The Foliage

                                                                   

Director: Lu Yue
Year: 2004
Rating: 5.0

Aka - Years Without Epidemic

This seems like a very odd choice for Shu Qi to be the star of in 2004. She was a huge Hong Kong star by then with one big commercial film after another and even getting some play outside of Hong Kong with The Transporter in 2000 and the Taiwanese art film Millennial Mambo in 2001. She had made a few obscure Taiwanese films around the same time - Home in My Heart, Flying Dance, Hidden Whisper - but Taiwan was home. This though is very much a low budget Mainland drama in which she plays a solid patriotic citizen. Between So Close and The Eye 2, one might wonder if this was reaching out to the Mainland govt by an actress from Taiwan. Sort of saying, I can play the game. China was beginning to financially dominate Hong Kong film and Shu Qi knew where the money was. Otherwise, I have no idea why she would take this role. Not that there isn't some talent around the film - Joe Ma is the producer and Lu Yue, cinematographer of Shanghai Triad and Red Cliff, is the director. Later on he was to be behind the camera for two other Shu Qi films, If You are the One I & II. Lu Yue definitely knows how to shoot Shu Qi. Even though she is a poor simple girl, dressed in drab baggy army green for most of the film, she is stunning.

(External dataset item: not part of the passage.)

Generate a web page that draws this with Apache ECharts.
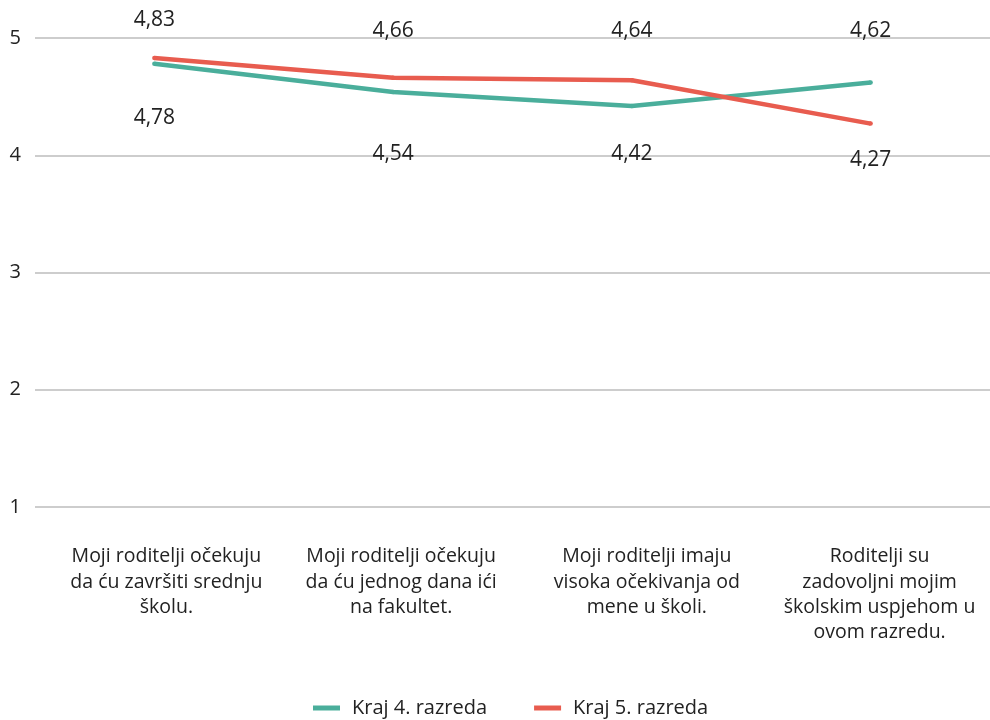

It is nearing the end of the Cultural Revolution in the mid 1970s and Ye Xing-yu (Shu Qi) is one of millions of urban youth, who have been sent to rural areas to work. Termed the Sent Down Youth in the Up to the Mountains and Down to the Countryside Movement. Re-education of the urban educated. Over the years about 16 million youths were sent out. Initially, it was voluntarily but then mandated. Many lived in impoverished situations, many died. Another great idea from Mao.



This film is not really critical of this at all. Nobody really wants to be there, but overall it is portrayed as an adult summer camp, communal, co-ed, good friendships made, for the greatness of the nation. Their mission seems to be cutting down a forest in the middle of who knows where. It all seems pointless, but re-education is the point. Xing-yu has just returned from a visit home where her father is paralyzed. She wants to be released from her duties to take care of her father, but doing so is a series of permissions at various levels. She is helped catching a bus by Si-mong (Liu Ye), but he turns out to be something of a shady rebellious character who runs a gang in a small town. Another one of Xing-yu's workmates loves her and there is trouble ahead. Some of this is interesting in its portrayal of that bit of Chinese history. What is strange is that 70 minutes of the film takes place over two weeks and the final 20 minutes is over 20 years. But Shu Qi hardly ages. Thankfully.